Signe que les choses ne se déroulent pas comme elles devraient, le major-général Eduard Moskalev a été démis dimanche dernier de ses fonctions de commandant des forces conjointes de l’Ukraine. La défaite, ici, se révélerait éprouvante pour le moral des troupes ukrainiennes, qu’elle fragiliserait.

Une victoire psychologique
La capture de Bakhmout pourrait en effet améliorer la capacité des Russes à acheminer des renforts et du matériel. Elle accroîtrait la menace sur d’autres villes, comme Kramatorsk, sans pour autant ouvrir un boulevard – loin de là. Il s’agit d’ailleurs de la remettre, si elle advenait, dans le contexte des gains territoriaux russes des dernières semaines : 600 km² en janvier et 85 km² en février, selon War Mapper. C’est-à-dire, pas grand-chose au regard de l’effort de guerre engagé et des pertes immenses. “Et pourtant, l’armée russe nous semble victorieuse. Le vrai succès des Russes, il n’est pas militaire… mais il est dans nos esprits”, analyse ainsi Cédric Mas. “Nous avons très tôt identifié la stratégie russe : ne parvenant pas à vaincre militairement, elle doit nous convaincre psychologiquement. Cela suppose de renverser nos perceptions sur le conflit.”
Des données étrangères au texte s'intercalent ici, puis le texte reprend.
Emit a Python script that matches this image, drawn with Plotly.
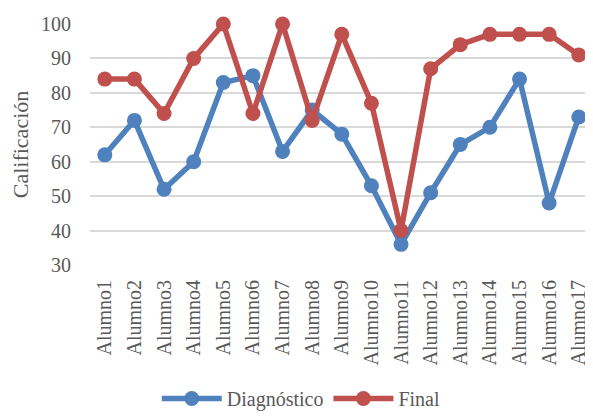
import plotly.graph_objects as go

alumnos = [f"Alumno{i}" for i in range(1, 18)]
diagnostico = [62, 72, 52, 60, 83, 85, 63, 75, 68, 53, 36, 51, 65, 70, 84, 48, 73]
final = [84, 84, 74, 90, 100, 74, 100, 72, 97, 77, 40, 87, 94, 97, 97, 97, 91]
y_ticks = [30, 40, 50, 60, 70, 80, 90, 100]

font_family = "Liberation Serif"
gray = "#595959"

fig = go.Figure()
fig.add_trace(go.Scatter(
    x=alumnos, y=diagnostico, name="Diagnóstico", mode="lines+markers",
    line=dict(color="#4F81BD", width=5.5), marker=dict(size=15, color="#4F81BD"),
    cliponaxis=False))
fig.add_trace(go.Scatter(
    x=alumnos, y=final, name="Final", mode="lines+markers",
    line=dict(color="#C0504D", width=5.5), marker=dict(size=15, color="#C0504D"),
    cliponaxis=False))

fig.update_layout(
    width=585, height=410,
    margin=dict(l=82, r=0, t=16, b=147),
    paper_bgcolor="white", plot_bgcolor="white",
    font=dict(family=font_family, color=gray, size=20),
    showlegend=True,
    legend=dict(orientation="h", x=0.42, xanchor="center", y=-0.555, yanchor="middle",
                font=dict(family=font_family, size=20, color=gray), itemwidth=60,
                tracegroupgap=0),
    xaxis=dict(range=[-0.5, 16.48], tickangle=-90, showgrid=False, showline=False,
               ticks="", tickfont=dict(family=font_family, size=20, color=gray),
               ticklabelstandoff=10, automargin=False),
    yaxis=dict(range=[30, 100], tickvals=y_ticks, showgrid=True, gridcolor="#D9D9D9",
               gridwidth=1.5, zeroline=False, showline=False, ticks="",
               tickfont=dict(family=font_family, size=20, color=gray),
               ticklabelstandoff=18, automargin=False,
               title=dict(text="Calificación",
                          font=dict(family=font_family, size=22, color=gray),
                          standoff=6)),
)

fig.write_html("out.html")
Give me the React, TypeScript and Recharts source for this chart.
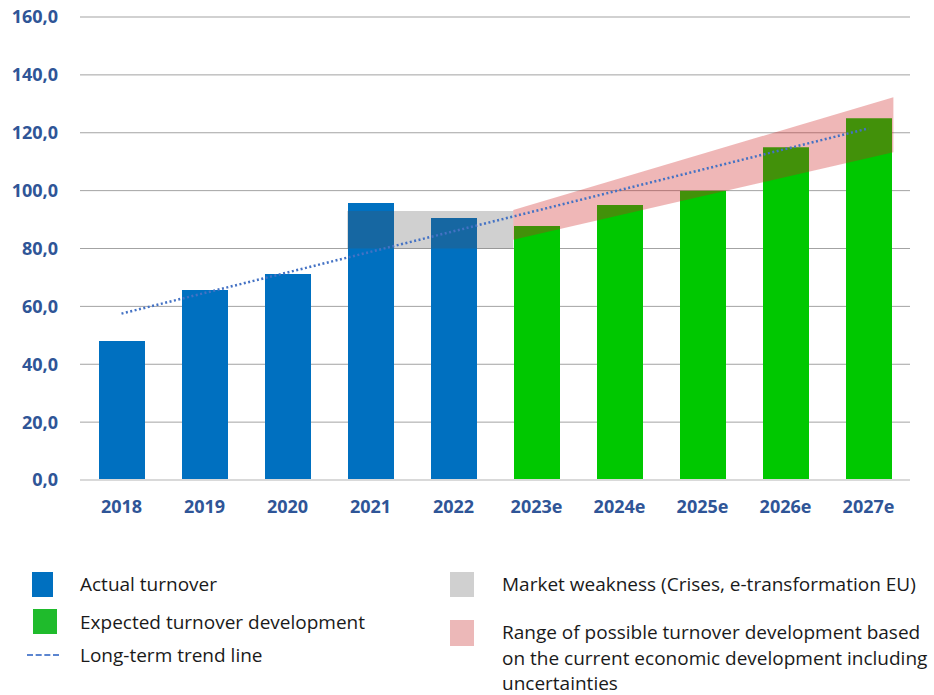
import React from 'react'
import {
  BarChart,
  Bar,
  ComposedChart,
  Line,
  Area,
  XAxis,
  YAxis,
  CartesianGrid,
  ReferenceLine
} from 'recharts'

const years = ['2018', '2019', '2020', '2021', '2022', '2023e', '2024e', '2025e', '2026e', '2027e']
const actual = [48.0, 65.7, 71.2, 95.7, 90.5, null, null, null, null, null]
const expected = [null, null, null, null, null, 87.8, 95.0, 100.0, 115.0, 125.0]
const yTicks = [0, 20, 40, 60, 80, 100, 120, 140, 160]

// trend line end points (x = category index)
const trendX = [0, 9]
const trendValues = [57.5, 121.5]

// grey "market weakness" zone
const weaknessX = [2.72, 4.72]
const weaknessLow = [80, 80]
const weaknessHigh = [93, 93]

// pink range of possible development
const rangeX = [4.72, 9.3]
const rangeLow = [83, 113.3]
const rangeHigh = [93.3, 132.3]

const W = 934
const H = 540
const MARGIN = { top: 17, right: 24, bottom: 0, left: 0 }
const FONT = '"Open Sans", "Noto Sans", sans-serif'
const TICK_COLOR = '#2f5597'

const barData = years.map((y, i) => ({ year: y, actual: actual[i], expected: expected[i] }))

type Row = { x: number; trend?: number; weak?: [number, number]; range?: [number, number] }
const rowMap = new Map<number, Row>()
const row = (x: number) => {
  if (!rowMap.has(x)) rowMap.set(x, { x })
  return rowMap.get(x) as Row
}
trendX.forEach((x, i) => (row(x).trend = trendValues[i]))
weaknessX.forEach((x, i) => (row(x).weak = [weaknessLow[i], weaknessHigh[i]]))
rangeX.forEach((x, i) => (row(x).range = [rangeLow[i], rangeHigh[i]]))
const overlayData = Array.from(rowMap.values()).sort((a, b) => a.x - b.x)

const fmt = (v: number) => v.toFixed(1).replace('.', ',')

function Legend() {
  const text: React.CSSProperties = {
    position: 'absolute',
    fontFamily: FONT,
    fontSize: 19,
    lineHeight: '26px',
    color: '#1a1a1a',
    whiteSpace: 'nowrap'
  }
  const box = (left: number, top: number, w: number, h: number, bg: string): React.CSSProperties => ({
    position: 'absolute', left, top, width: w, height: h, background: bg
  })
  return (
    <>
      <div style={box(32, 572, 21, 25, '#0070c0')} />
      <div style={{ ...text, left: 80, top: 571 }}>Actual turnover</div>
      <div style={box(33, 609, 24, 25, '#1fbb2c')} />
      <div style={{ ...text, left: 80, top: 609 }}>Expected turnover development</div>
      <div style={{ position: 'absolute', left: 27, top: 654, width: 32, height: 0, borderTop: '2px dashed #5b85d0' }} />
      <div style={{ ...text, left: 80, top: 642 }}>Long-term trend line</div>

      <div style={box(450, 572, 24, 25, '#d0d0d0')} />
      <div style={{ ...text, left: 502, top: 571 }}>Market weakness (Crises, e-transformation EU)</div>
      <div style={box(450, 620, 24, 26, '#ecb8b8')} />
      <div style={{ ...text, left: 502, top: 620, lineHeight: '25.5px' }}>
        Range of possible turnover development based
        <br />
        on the current economic development including
        <br />
        uncertainties
      </div>
    </>
  )
}

export default function App() {
  return (
    <div style={{ position: 'absolute', left: 0, top: 0, width: W, height: 695, background: '#fff' }}>
      <div style={{ position: 'absolute', left: 0, top: 0 }}>
        <BarChart width={W} height={H} data={barData} margin={MARGIN}>
          <CartesianGrid vertical={false} stroke="#a3a3a3" />
          <XAxis
            dataKey="year"
            height={60}
            axisLine={false}
            tickLine={false}
            tickSize={0}
            tickMargin={20}
            tick={{ fill: TICK_COLOR, fontSize: 18, fontWeight: 700, fontFamily: FONT }}
          />
          <YAxis
            width={80}
            domain={[0, 160]}
            ticks={yTicks}
            axisLine={false}
            tickLine={false}
            tickSize={0}
            tickMargin={22}
            tickFormatter={fmt}
            tick={{ fill: TICK_COLOR, fontSize: 18, fontWeight: 700, fontFamily: FONT }}
          />
          <ReferenceLine y={0} stroke="#d9d9d9" strokeWidth={2} />
          <Bar dataKey="actual" stackId="a" fill="#0070c0" barSize={46} isAnimationActive={false} />
          <Bar dataKey="expected" stackId="a" fill="#00c800" barSize={46} isAnimationActive={false} />
        </BarChart>
      </div>
      <div style={{ position: 'absolute', left: 0, top: 0 }}>
        <ComposedChart width={W} height={H} data={overlayData} margin={{ top: 17, right: 24, bottom: 60, left: 80 }}>
          <XAxis type="number" dataKey="x" domain={[-0.5, 9.5]} hide allowDataOverflow />
          <YAxis domain={[0, 160]} hide allowDataOverflow />
          <Line
            dataKey="trend"
            type="linear"
            stroke="#4472c4"
            strokeWidth={2.5}
            strokeDasharray="2 2.5"
            dot={false}
            activeDot={false}
            connectNulls
            isAnimationActive={false}
          />
          <Area
            dataKey="weak"
            type="linear"
            stroke="none"
            fill="rgba(80,80,80,0.27)"
            fillOpacity={1}
            dot={false}
            activeDot={false}
            connectNulls
            isAnimationActive={false}
          />
          <Area
            dataKey="range"
            type="linear"
            stroke="none"
            fill="rgba(205,30,30,0.32)"
            fillOpacity={1}
            dot={false}
            activeDot={false}
            connectNulls
            isAnimationActive={false}
          />
        </ComposedChart>
      </div>
      <Legend />
    </div>
  )
}
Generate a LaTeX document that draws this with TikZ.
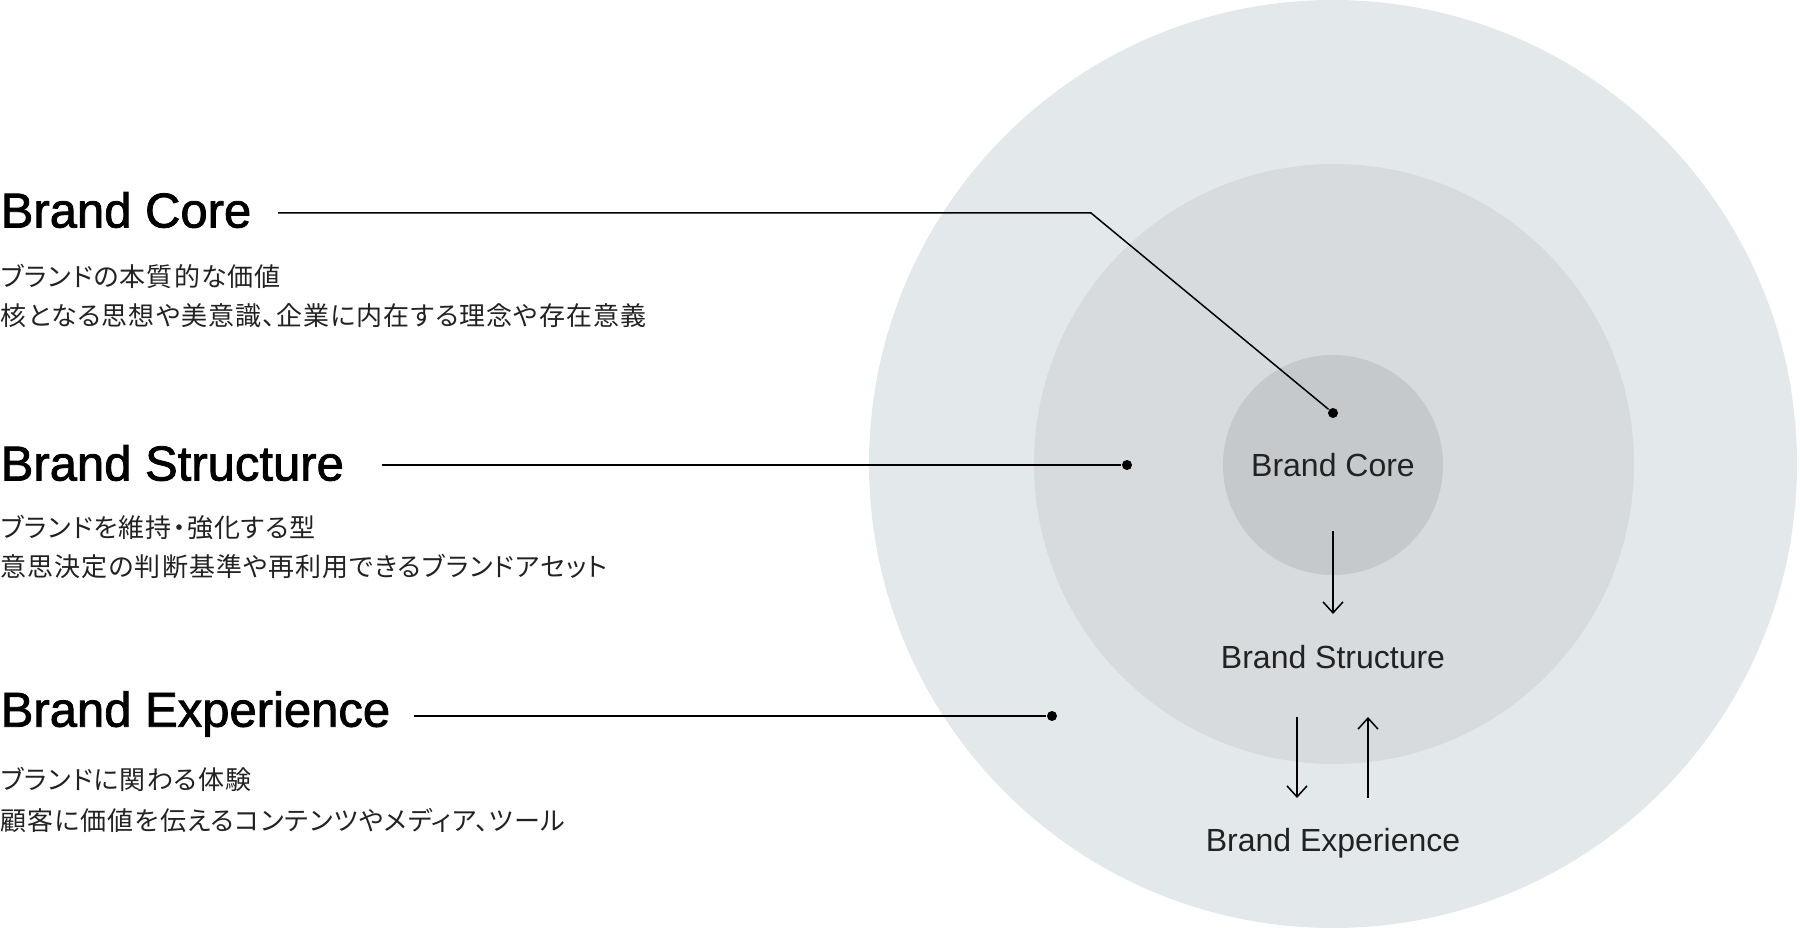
\documentclass[tikz,border=0pt]{standalone}
\usepackage{fontspec}
\setmainfont{Liberation Sans}
\newfontfamily\ttlfont[FakeBold=1.6]{Liberation Sans}
\newfontfamily\jpfont[RawFeature=+palt,LetterSpace=4]{Noto Sans CJK JP}
\usetikzlibrary{arrows.meta}
\definecolor{ringout}{RGB}{227,232,234}
\definecolor{ringmid}{RGB}{215,219,222}
\definecolor{ringin}{RGB}{198,201,204}
\definecolor{txtgray}{RGB}{34,34,34}

\begin{document}
\begin{tikzpicture}[x=0.5pt,y=-0.5pt,line width=0.75pt]
    \tikzstyle{every node}=[inner sep=0pt];
    \tikzstyle{title}=[anchor=west,font=\ttlfont\fontsize{24.5}{28}\selectfont];
    \tikzstyle{desc}=[anchor=west,text=txtgray,font=\jpfont\fontsize{13}{15}\selectfont];
    \tikzstyle{lbl}=[text=txtgray,font=\fontsize{16}{19}\selectfont];
    \tikzstyle{dot}=[circle,fill=black,minimum size=5pt];
    \tikzstyle{arr}=[-{Straight Barb[length=5.5pt,width=10pt]}];
    \useasboundingbox (0,0) rectangle (1800,930);

    % rings
    \fill[ringout] (1333,464) circle [radius=232pt];
    \fill[ringmid] (1334,464) circle [radius=150pt];
    \fill[ringin]  (1333,465) circle [radius=55pt];

    % labels in the rings
    \node[lbl] at (1333,465) (lblcore)   {Brand Core};
    \node[lbl] at (1333,657) (lblstruct) {Brand Structure};
    \node[lbl] at (1333,843) (lblexp)    {Brand Experience};

    % titles and texts on the left
    \node[title] at (0,210) (ttlcore)   {Brand Core};
    \node[desc]  at (0,276) (desccore1) {ブランドの本質的な価値};
    \node[desc]  at (0,316) (desccore2) {核となる思想や美意識、企業に内在する理念や存在意義};

    \node[title] at (0,463) (ttlstruct)   {Brand Structure};
    \node[desc]  at (0,528) (descstruct1) {ブランドを維持・強化する型};
    \node[desc]  at (0,567) (descstruct2) {意思決定の判断基準や再利用できるブランドアセット};

    \node[title] at (0,714) (ttlexp)   {Brand Experience};
    \node[desc]  at (0,779) (descexp1) {ブランドに関わる体験};
    \node[desc]  at (0,820) (descexp2) {顧客に価値を伝えるコンテンツやメディア、ツール};

    % leader lines
    \coordinate (startcore)   at (278,213);
    \coordinate (bendcore)    at (1091,213);
    \coordinate (startstruct) at (382,465);
    \coordinate (startexp)    at (414,716);
    \node[dot] at (1333,413) (dotcore) {};
    \node[dot] at (1127,465) (dotstruct) {};
    \node[dot] at (1052,716) (dotexp) {};

    \draw (startcore) -- (bendcore) -- (dotcore);
    \draw (startstruct) -- (dotstruct);
    \draw (startexp) -- (dotexp);

    % arrows
    \draw[arr,shorten <=33pt,shorten >=21.5pt] (lblcore.center) to (lblstruct.center);
    \draw[arr,shorten <=30pt,shorten >=22.5pt] ([xshift=-18pt]lblstruct.center) to ([xshift=-18pt]lblexp.center);
    \draw[arr,shorten <=22.5pt,shorten >=30pt] ([xshift=17.5pt]lblexp.center) to ([xshift=17.5pt]lblstruct.center);
\end{tikzpicture}
\end{document}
Le passage de la ville détruite dans l’escarcelle de Moscou lui offrirait en tout cas une belle occasion d’afficher une victoire militaire, après avoir subi une série de déroutes à l’automne dernier. “Les noms, les lieux, le nombre des tués, des disparus, des mutilés, l’étendue des destructions…. tout cela n’a pas d’importance. L’important, c’est que la guerre continue et que son régime l’emporte, de quelque manière que ce soit”, indique Tom Cooper.
Une victoire de ses mercenaires permettrait aussi à Evgueni Prigojine de s’en attribuer les mérites, lui qui, à court d’obus à cause “des politicards, des salauds, des ordures”, avait accusé mardi dernier le chef d’état-major Valéri Guerassimov et le ministre de la Défense Sergueï Choïgou de vouloir “détruire” Wagner sur le champ de bataille.